Selling Power (SP): What, exactly, is a trigger event?
Craig Elias (CE): Trigger events are the silver bullets in sales, because they allow you to get in front of the right person at exactly the right time. There are three types of trigger events: executive changes, new funding, and product launches. Each trigger signals a high probability that the company will eventually purchase new goods and services.

SP: How does a change in executive staffing create a sales opportunity?
CE: Executives are typically hired to make a difference. Since executive tenure tends to be short, they want to make their mark fast. They therefore need to buy solutions and services in order to make that happen. That opens an opportunity to sell, because it is easier for the new management to change suppliers because they can say that a previous poor choice was someone else’s decision.

SP: How about a change in funding?
CE: Studies have shown that companies with new funding are up to eight times more likely to buy many services than comparable companies that haven’t had a similar funding event. Funding is meant to drive growth, which means purchasing new solutions and services to help with sales, marketing, product development, operations, and so forth. Many times companies and organizations actually struggle to spend new money quickly in order to show that they’re doing everything possible to become successful.

SP: And product launches?
CE: New products create demand for supporting products and services that can fuel sales growth for the new product. The launch of a new product requires companies to purchase marketing services, sales training, e-commerce, and so forth. Also, new products often spawn the departure of personnel and other changes as people move on to newer projects. Product launches therefore create secondary trigger events, such as new funding and executive departures.

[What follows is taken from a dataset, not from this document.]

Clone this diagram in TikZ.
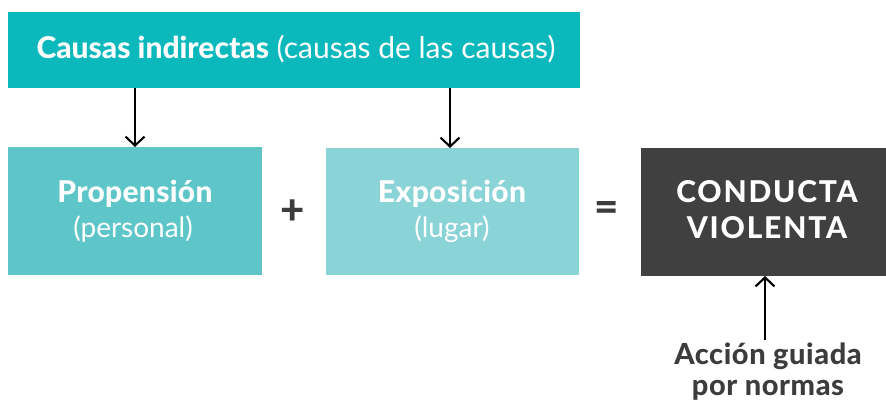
\documentclass[tikz,border=0pt]{standalone}
\usepackage{fontspec}
\setmainfont{Lato}[BoldFont={Lato Heavy}]
\usetikzlibrary{arrows.meta}
\definecolor{topteal}{HTML}{0BB9BD}
\definecolor{midteal}{HTML}{5EC6C8}
\definecolor{lightteal}{HTML}{8AD3D6}
\definecolor{darkbox}{HTML}{404040}
\definecolor{darktext}{HTML}{3C3C3C}
\begin{document}
\begin{tikzpicture}[x=1pt,y=-1pt,
  box/.style={draw=none,inner sep=0pt,outer sep=0pt,anchor=north west},
  lbl/.style={text=white,inner sep=0pt,anchor=base},
  dlbl/.style={text=darktext,inner sep=0pt,anchor=base},
  conn/.style={line width=2.1pt,-{Straight Barb[length=9pt,width=19pt,line width=2.1pt]}}]
\useasboundingbox (0,0) rectangle (886,406);
\node[box,fill=topteal,minimum width=572pt,minimum height=76pt] (top) at (8,12) {};
\node[box,fill=midteal,minimum width=254pt,minimum height=128pt] (prop) at (8,147) {};
\node[box,fill=lightteal,minimum width=253pt,minimum height=127pt] (expo) at (326,148) {};
\node[box,fill=darkbox,minimum width=245pt,minimum height=128pt] (cond) at (641,148) {};
\node[lbl,font=\fontsize{30}{30}\selectfont] (toptxt) at (296,59) {\textbf{Causas indirectas} (causas de las causas)};
\node[lbl,font=\fontsize{30}{30}\selectfont\bfseries\addfontfeature{LetterSpace=1}] (proptxt) at (135,203) {Propensión};
\node[lbl,font=\fontsize{28}{30}\selectfont] (proptxtb) at (133,237) {(personal)};
\node[lbl,font=\fontsize{30}{30}\selectfont\bfseries\addfontfeature{LetterSpace=1}] (expotxt) at (452,203) {Exposición};
\node[lbl,font=\fontsize{28}{30}\selectfont] (expotxtb) at (452,237) {(lugar)};
\node[lbl,font=\fontsize{30}{30}\selectfont\bfseries\addfontfeature{LetterSpace=6}] (condtxt) at (767,203) {CONDUCTA};
\node[lbl,font=\fontsize{30}{30}\selectfont\bfseries\addfontfeature{LetterSpace=6}] (condtxtb) at (767,239) {VIOLENTA};
\node[text=darktext,font=\fontsize{42}{42}\selectfont\bfseries,inner sep=0pt] (plus) at (293,212) {+};
\node[text=darktext,font=\fontsize{42}{42}\selectfont\bfseries,inner sep=0pt] (eq) at (607,212) {=};
\node[dlbl,font=\fontsize{29}{30}\selectfont\bfseries\addfontfeature{LetterSpace=2}] (accion) at (768,364) {Acción guiada};
\node[dlbl,font=\fontsize{29}{30}\selectfont\bfseries\addfontfeature{LetterSpace=2}] (accionb) at (768,395) {por normas};
\coordinate (a1s) at (135,88);
\coordinate (a2s) at (450,88);
\coordinate (a3s) at (765,340);
\draw[conn] (a1s) -- (a1s |- prop.north);
\draw[conn] (a2s) -- (a2s |- expo.north);
\draw[conn] (a3s) -- (a3s |- cond.south);
\end{tikzpicture}
\end{document}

SP: Does a merger qualify as a trigger event?
CE: Corporate acquisitions, by their very nature, involve changes in executive roles, which often ripple throughout the entire organization. They also involve changes in funding, with some groups doing better under the new regime and some doing worse. Like any other major organizational change, a merger creates multiple trigger events, each of which can be leveraged into a sales opportunity.

SP: How do you take advantage of a trigger event?
CE: A trigger event tends to create what I call a window of dissatisfaction. This is when a company realizes that it has a problem but takes no specific action because it’s busy solving other problems. Later, corporate attention will move toward fixing the problem, at which point that window closes and the company starts looking for alternatives to solve the problem. From the perspective of a sales professional, the best point to become involved is when the window of dissatisfaction is open, because it allows you to guide the prospect toward the solution that you have to offer without having to overcome preconceived notions of how the problem should be solved.

SP: Can you give an example?
CE: Sure. When I was a salesperson and needed to break into a multimillion-dollar account, I would find out who my biggest competitor was in each account and then find out the name of the salesperson who managed that account for the competitor. I would then wait for either that salesperson to leave the account or that salesperson’s primary contact to leave the company. The moment either of those events happened, I’d step up my sales efforts, because I knew that the competitor’s hold on the account would be weakened.

SP: Can technology help sales teams identify trigger events?
CE: Absolutely. You can use something as simple as Google Alerts to search for product launches or LinkedIn to follow changes in executive staffing. My favorite Sales 2.0 application for this purpose is iSell, from the software vendor OneSource. It provides situational relevance. Not only does the application inform you of the trigger event, but it also provides context, such as whether you’ve sold to this company in the past and additional information about the industry, the prospect’s competitors, and so forth. The application provides you with enough information to have a relevant conversation the first time you talk to the prospect, in response to the trigger.